**Exercise description**
Write out every entry precisely as given, leaving the pictures out.

**Data for this exercise**
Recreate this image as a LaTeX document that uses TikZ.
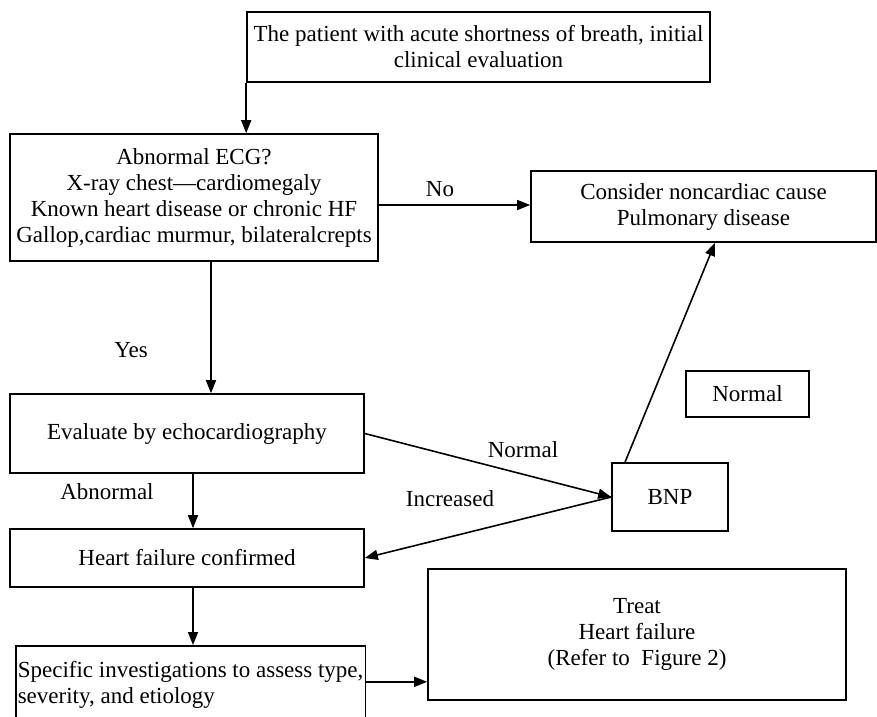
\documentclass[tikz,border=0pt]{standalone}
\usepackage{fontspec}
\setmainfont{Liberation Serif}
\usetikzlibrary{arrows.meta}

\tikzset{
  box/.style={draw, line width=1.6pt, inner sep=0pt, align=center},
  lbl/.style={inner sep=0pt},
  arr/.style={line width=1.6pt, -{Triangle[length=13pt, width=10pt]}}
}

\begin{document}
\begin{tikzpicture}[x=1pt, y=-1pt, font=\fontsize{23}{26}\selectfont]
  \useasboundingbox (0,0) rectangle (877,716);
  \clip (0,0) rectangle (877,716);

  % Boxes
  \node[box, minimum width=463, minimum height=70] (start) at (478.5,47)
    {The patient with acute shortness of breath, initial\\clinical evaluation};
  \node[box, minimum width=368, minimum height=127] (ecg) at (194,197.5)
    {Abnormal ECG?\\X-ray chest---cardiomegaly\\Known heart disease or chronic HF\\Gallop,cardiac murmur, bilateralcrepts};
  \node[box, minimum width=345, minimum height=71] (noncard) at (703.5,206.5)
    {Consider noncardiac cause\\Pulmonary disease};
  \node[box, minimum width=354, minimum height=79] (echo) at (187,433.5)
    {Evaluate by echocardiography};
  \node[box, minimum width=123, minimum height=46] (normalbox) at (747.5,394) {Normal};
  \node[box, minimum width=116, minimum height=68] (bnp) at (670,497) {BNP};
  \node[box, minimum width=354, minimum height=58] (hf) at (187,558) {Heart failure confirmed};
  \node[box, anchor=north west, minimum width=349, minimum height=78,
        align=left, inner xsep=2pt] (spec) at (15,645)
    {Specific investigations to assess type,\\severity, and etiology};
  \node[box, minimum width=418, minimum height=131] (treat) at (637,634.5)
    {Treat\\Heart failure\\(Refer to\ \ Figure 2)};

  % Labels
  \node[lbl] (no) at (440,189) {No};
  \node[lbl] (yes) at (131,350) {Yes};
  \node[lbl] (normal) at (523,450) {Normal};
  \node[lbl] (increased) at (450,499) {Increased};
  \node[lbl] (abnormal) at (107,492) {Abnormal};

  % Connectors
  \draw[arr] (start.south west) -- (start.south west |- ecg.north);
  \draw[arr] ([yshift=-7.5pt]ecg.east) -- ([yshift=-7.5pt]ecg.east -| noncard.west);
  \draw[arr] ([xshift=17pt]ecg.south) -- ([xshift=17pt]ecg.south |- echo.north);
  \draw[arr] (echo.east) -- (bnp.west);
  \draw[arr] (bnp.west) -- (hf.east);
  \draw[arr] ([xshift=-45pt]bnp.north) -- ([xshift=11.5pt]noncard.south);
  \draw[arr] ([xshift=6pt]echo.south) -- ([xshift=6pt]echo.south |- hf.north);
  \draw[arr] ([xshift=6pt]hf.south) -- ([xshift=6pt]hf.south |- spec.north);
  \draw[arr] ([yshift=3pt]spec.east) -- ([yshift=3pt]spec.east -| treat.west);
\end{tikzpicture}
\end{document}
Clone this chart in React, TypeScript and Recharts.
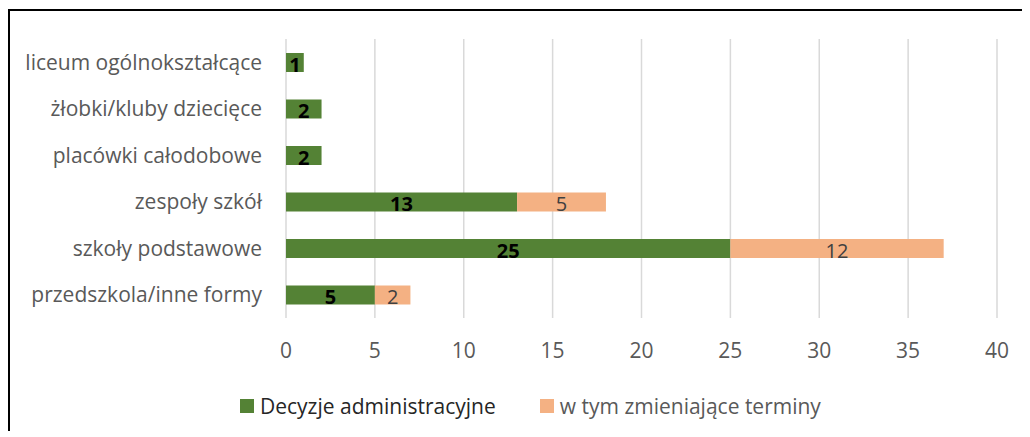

**Solution for this task**
Recreate this image as a LaTeX document that uses TikZ.
\documentclass[tikz,border=0pt]{standalone}
\usepackage{fontspec}
\setmainfont{Liberation Serif}
\usetikzlibrary{arrows.meta}

\tikzset{
  box/.style={draw, line width=1.6pt, inner sep=0pt, align=center},
  lbl/.style={inner sep=0pt},
  arr/.style={line width=1.6pt, -{Triangle[length=13pt, width=10pt]}}
}

\begin{document}
\begin{tikzpicture}[x=1pt, y=-1pt, font=\fontsize{23}{26}\selectfont]
  \useasboundingbox (0,0) rectangle (877,716);
  \clip (0,0) rectangle (877,716);

  % Boxes
  \node[box, minimum width=463, minimum height=70] (start) at (478.5,47)
    {The patient with acute shortness of breath, initial\\clinical evaluation};
  \node[box, minimum width=368, minimum height=127] (ecg) at (194,197.5)
    {Abnormal ECG?\\X-ray chest---cardiomegaly\\Known heart disease or chronic HF\\Gallop,cardiac murmur, bilateralcrepts};
  \node[box, minimum width=345, minimum height=71] (noncard) at (703.5,206.5)
    {Consider noncardiac cause\\Pulmonary disease};
  \node[box, minimum width=354, minimum height=79] (echo) at (187,433.5)
    {Evaluate by echocardiography};
  \node[box, minimum width=123, minimum height=46] (normalbox) at (747.5,394) {Normal};
  \node[box, minimum width=116, minimum height=68] (bnp) at (670,497) {BNP};
  \node[box, minimum width=354, minimum height=58] (hf) at (187,558) {Heart failure confirmed};
  \node[box, anchor=north west, minimum width=349, minimum height=78,
        align=left, inner xsep=2pt] (spec) at (15,645)
    {Specific investigations to assess type,\\severity, and etiology};
  \node[box, minimum width=418, minimum height=131] (treat) at (637,634.5)
    {Treat\\Heart failure\\(Refer to\ \ Figure 2)};

  % Labels
  \node[lbl] (no) at (440,189) {No};
  \node[lbl] (yes) at (131,350) {Yes};
  \node[lbl] (normal) at (523,450) {Normal};
  \node[lbl] (increased) at (450,499) {Increased};
  \node[lbl] (abnormal) at (107,492) {Abnormal};

  % Connectors
  \draw[arr] (start.south west) -- (start.south west |- ecg.north);
  \draw[arr] ([yshift=-7.5pt]ecg.east) -- ([yshift=-7.5pt]ecg.east -| noncard.west);
  \draw[arr] ([xshift=17pt]ecg.south) -- ([xshift=17pt]ecg.south |- echo.north);
  \draw[arr] (echo.east) -- (bnp.west);
  \draw[arr] (bnp.west) -- (hf.east);
  \draw[arr] ([xshift=-45pt]bnp.north) -- ([xshift=11.5pt]noncard.south);
  \draw[arr] ([xshift=6pt]echo.south) -- ([xshift=6pt]echo.south |- hf.north);
  \draw[arr] ([xshift=6pt]hf.south) -- ([xshift=6pt]hf.south |- spec.north);
  \draw[arr] ([yshift=3pt]spec.east) -- ([yshift=3pt]spec.east -| treat.west);
\end{tikzpicture}
\end{document}
Clone this chart in React, TypeScript and Recharts.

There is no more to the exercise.